Palestinian terror groups have tied rocket fire from Gaza — which ceased early on Friday morning as the ceasefire took effect — to unrest in Jerusalem connected to both prayer on the Temple Mount during the Muslim holy month of Ramadan, as well as the pending eviction of a number of Palestinian families from the Sheikh Jarrah neighborhood.

In an attempt to avoid further confrontations, Israeli authorities have banned access by Jewish visitors to the Temple Mount for the time being. Many Palestinians view the visits as a provocation, while Jews say they are exercising their right to visit Judaism’s most holy place, even though Israel does not allow Jews to pray there.

Israeli politicians have said the ceasefire was unconditional, with “calm in exchange for calm.” Hamas said that it demanded Israeli concessions at the Temple Mount in exchange for the truce.

Palestinian Muslim worshippers gather in Jerusalem’s al-Aqsa mosque compound on May 21, 2021. (AHMAD GHARABLI / AFP)

Palestinians across the West Bank and Gaza celebrated the ostensible Hamas success in the conflict on Friday afternoon, holding large marches in major Palestinian cities.

“Fatah, Hamas, independents — everyone is happy. Maybe they’re jealous and had hoped their own faction would have a greater role, but even so — they’re pleased. Every patriot is thrilled…that our cause has again shaken the world,” wrote Alaa Abu Diab, a popular comedian and commentator, in a Facebook post.

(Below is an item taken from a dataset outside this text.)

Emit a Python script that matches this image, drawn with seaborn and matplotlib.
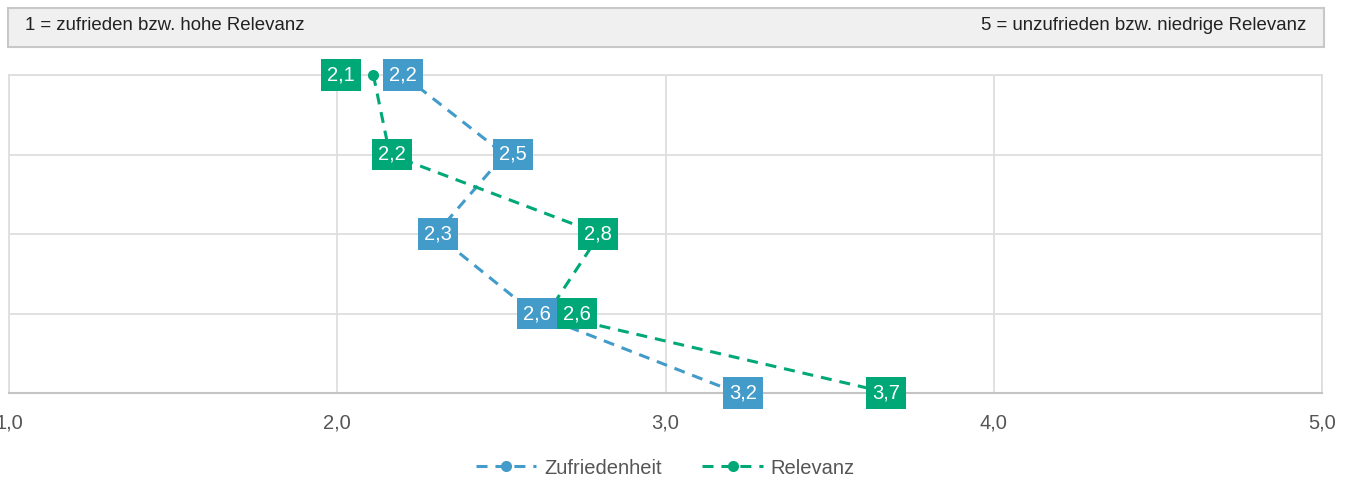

In a protest at Ramallah’s Al-Manara Square, dozens of distinctive green flags with Arabic-language calligraphy could be spotted. The flags are widely seen as symbols of political Islam, and are also often used by Hamas supporters.

Demonstrators called out slogans hailing Hamas’s shadowy military commander and terror chief, Mohammad Deif, in the heart of the Fatah-dominated West Bank.

“Put sword against sword, we are Mohammad Deif’s men,” the protesters chanted in downtown Ramallah.

In videos on social media, hundreds of Palestinians could be seen chanting against Jerusalem Grand Mufti Mohammad Hussein inside the Al-Aqsa Mosque as he sought to give a Friday sermon. Hussein’s role is sponsored by the Palestinian Authority, which is led by Hamas’s main rival, Fatah.